#### [Exercise]
Write out, word for word, only the data from its first line to the line containing "const yTickValues = [20, 40, 60, 80, 100];".

#### [Provided material]
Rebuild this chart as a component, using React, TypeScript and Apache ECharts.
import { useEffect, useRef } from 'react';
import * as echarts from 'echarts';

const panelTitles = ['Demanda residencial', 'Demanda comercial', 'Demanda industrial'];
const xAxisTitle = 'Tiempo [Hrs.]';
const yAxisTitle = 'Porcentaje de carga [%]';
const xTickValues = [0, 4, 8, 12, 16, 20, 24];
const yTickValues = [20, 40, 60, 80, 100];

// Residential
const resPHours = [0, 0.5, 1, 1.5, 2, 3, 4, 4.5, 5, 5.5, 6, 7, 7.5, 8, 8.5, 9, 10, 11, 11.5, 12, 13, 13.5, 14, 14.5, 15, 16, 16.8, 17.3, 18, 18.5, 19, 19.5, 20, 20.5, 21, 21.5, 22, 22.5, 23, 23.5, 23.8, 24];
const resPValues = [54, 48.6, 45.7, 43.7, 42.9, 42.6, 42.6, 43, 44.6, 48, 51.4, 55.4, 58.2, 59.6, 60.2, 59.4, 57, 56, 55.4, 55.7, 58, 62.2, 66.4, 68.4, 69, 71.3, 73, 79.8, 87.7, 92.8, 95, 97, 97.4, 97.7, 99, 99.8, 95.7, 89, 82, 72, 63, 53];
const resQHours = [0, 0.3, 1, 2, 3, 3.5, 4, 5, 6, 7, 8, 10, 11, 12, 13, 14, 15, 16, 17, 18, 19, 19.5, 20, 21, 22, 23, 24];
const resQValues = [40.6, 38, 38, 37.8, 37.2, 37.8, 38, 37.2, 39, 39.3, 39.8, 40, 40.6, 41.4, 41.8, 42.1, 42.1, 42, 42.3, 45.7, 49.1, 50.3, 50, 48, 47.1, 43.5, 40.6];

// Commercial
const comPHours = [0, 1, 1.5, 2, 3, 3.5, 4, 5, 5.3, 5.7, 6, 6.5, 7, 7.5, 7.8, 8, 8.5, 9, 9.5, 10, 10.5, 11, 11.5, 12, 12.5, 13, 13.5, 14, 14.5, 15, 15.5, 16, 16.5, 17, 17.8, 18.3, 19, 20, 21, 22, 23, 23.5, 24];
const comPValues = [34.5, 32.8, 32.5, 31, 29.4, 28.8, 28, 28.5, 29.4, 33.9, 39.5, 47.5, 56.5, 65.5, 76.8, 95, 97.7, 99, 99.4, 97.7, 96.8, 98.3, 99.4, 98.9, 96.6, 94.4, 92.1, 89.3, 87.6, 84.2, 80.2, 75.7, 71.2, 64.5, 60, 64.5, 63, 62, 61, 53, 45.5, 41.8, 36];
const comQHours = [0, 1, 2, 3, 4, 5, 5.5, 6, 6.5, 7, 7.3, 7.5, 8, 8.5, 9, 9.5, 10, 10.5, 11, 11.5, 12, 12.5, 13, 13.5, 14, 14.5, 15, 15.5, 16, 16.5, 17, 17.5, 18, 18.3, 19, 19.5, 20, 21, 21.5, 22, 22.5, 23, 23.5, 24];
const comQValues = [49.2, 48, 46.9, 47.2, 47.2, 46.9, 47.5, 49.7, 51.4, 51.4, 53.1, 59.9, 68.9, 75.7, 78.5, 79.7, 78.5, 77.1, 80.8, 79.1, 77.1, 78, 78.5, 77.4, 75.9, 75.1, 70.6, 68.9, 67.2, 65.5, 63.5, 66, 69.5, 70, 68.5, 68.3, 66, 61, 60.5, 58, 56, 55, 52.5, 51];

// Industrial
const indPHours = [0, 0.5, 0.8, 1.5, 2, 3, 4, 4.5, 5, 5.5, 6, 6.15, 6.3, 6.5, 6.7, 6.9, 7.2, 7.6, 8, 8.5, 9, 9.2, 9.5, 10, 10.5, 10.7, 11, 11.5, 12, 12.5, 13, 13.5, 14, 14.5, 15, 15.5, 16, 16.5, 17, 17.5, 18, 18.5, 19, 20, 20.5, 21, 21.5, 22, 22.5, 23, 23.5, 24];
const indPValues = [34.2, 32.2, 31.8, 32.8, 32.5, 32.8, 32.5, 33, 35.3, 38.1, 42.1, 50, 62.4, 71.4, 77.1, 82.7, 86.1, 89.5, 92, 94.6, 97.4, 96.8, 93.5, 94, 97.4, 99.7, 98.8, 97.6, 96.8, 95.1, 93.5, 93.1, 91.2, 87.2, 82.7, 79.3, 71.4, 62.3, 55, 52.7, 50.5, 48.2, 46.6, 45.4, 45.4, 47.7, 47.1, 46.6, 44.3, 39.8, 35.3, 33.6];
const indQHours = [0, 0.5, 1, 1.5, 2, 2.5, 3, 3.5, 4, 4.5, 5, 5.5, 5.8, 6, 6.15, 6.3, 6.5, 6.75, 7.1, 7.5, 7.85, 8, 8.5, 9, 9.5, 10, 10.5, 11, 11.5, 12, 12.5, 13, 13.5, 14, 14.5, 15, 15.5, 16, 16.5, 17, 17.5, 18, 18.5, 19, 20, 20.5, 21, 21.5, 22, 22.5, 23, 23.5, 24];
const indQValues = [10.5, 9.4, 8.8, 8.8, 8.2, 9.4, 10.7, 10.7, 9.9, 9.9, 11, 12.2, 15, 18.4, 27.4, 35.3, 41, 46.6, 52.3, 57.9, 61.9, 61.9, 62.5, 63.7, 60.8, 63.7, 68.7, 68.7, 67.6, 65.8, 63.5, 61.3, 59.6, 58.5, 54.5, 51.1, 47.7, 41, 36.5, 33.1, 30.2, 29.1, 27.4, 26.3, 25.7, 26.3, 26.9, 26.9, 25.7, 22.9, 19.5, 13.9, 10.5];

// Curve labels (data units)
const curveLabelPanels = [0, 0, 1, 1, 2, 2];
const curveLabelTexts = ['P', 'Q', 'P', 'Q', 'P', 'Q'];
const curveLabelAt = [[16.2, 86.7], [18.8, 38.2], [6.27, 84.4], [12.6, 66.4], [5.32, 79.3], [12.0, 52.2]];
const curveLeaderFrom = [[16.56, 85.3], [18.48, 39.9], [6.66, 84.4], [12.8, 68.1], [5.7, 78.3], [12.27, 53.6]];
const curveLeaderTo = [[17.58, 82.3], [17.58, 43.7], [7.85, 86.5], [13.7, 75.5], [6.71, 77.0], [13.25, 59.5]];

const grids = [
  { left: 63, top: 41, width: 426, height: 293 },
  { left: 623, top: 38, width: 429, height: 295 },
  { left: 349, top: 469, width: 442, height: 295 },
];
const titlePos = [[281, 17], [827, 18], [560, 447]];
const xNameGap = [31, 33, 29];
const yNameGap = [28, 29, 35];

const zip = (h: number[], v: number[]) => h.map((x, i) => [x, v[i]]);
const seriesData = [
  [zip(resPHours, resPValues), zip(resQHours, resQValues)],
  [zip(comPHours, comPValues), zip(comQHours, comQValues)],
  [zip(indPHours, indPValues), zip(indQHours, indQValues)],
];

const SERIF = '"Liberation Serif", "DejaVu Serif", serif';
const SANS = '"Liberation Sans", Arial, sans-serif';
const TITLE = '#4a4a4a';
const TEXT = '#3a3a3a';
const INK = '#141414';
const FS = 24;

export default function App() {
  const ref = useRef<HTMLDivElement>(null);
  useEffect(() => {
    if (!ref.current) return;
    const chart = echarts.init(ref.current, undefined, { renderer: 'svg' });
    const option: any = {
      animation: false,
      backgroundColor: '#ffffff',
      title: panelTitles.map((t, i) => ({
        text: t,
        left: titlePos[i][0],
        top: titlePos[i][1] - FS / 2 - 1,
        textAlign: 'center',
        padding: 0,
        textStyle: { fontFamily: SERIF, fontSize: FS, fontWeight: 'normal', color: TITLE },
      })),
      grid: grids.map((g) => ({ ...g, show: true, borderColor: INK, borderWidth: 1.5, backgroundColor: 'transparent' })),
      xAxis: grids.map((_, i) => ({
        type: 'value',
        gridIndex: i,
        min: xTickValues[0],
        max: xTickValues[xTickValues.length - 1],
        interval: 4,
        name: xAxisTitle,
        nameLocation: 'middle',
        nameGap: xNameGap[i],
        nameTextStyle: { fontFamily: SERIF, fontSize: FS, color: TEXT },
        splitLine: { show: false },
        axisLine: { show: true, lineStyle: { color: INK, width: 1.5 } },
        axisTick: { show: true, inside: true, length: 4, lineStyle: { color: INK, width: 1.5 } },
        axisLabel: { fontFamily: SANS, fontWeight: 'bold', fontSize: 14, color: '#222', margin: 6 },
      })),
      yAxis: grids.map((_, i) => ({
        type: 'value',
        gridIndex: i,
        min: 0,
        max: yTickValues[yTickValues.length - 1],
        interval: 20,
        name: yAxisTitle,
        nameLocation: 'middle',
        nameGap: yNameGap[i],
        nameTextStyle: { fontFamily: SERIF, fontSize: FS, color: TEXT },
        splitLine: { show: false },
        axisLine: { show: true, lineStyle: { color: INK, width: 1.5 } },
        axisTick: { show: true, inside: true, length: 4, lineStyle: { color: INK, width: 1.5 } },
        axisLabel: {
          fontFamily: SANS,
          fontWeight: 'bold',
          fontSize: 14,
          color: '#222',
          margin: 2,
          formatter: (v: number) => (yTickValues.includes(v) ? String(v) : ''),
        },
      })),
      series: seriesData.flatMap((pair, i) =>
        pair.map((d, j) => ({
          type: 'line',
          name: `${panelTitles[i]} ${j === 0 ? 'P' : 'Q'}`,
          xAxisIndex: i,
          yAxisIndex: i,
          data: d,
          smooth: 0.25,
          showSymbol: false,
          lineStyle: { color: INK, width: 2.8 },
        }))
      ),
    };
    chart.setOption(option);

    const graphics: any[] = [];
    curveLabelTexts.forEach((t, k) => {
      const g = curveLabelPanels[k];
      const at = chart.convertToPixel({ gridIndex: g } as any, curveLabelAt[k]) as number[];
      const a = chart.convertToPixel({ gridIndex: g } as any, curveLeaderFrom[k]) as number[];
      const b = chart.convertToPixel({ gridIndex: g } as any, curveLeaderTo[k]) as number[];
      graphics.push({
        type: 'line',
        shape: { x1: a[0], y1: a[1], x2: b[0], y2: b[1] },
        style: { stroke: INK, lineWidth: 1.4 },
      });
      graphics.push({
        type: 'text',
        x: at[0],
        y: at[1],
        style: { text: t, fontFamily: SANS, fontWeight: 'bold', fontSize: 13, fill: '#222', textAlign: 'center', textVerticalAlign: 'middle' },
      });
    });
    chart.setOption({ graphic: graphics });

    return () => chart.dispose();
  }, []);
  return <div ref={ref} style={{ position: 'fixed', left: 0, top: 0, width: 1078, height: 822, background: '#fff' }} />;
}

#### [Result]
Rebuild this chart as a component, using React, TypeScript and Apache ECharts.
import { useEffect, useRef } from 'react';
import * as echarts from 'echarts';

const panelTitles = ['Demanda residencial', 'Demanda comercial', 'Demanda industrial'];
const xAxisTitle = 'Tiempo [Hrs.]';
const yAxisTitle = 'Porcentaje de carga [%]';
const xTickValues = [0, 4, 8, 12, 16, 20, 24];
const yTickValues = [20, 40, 60, 80, 100];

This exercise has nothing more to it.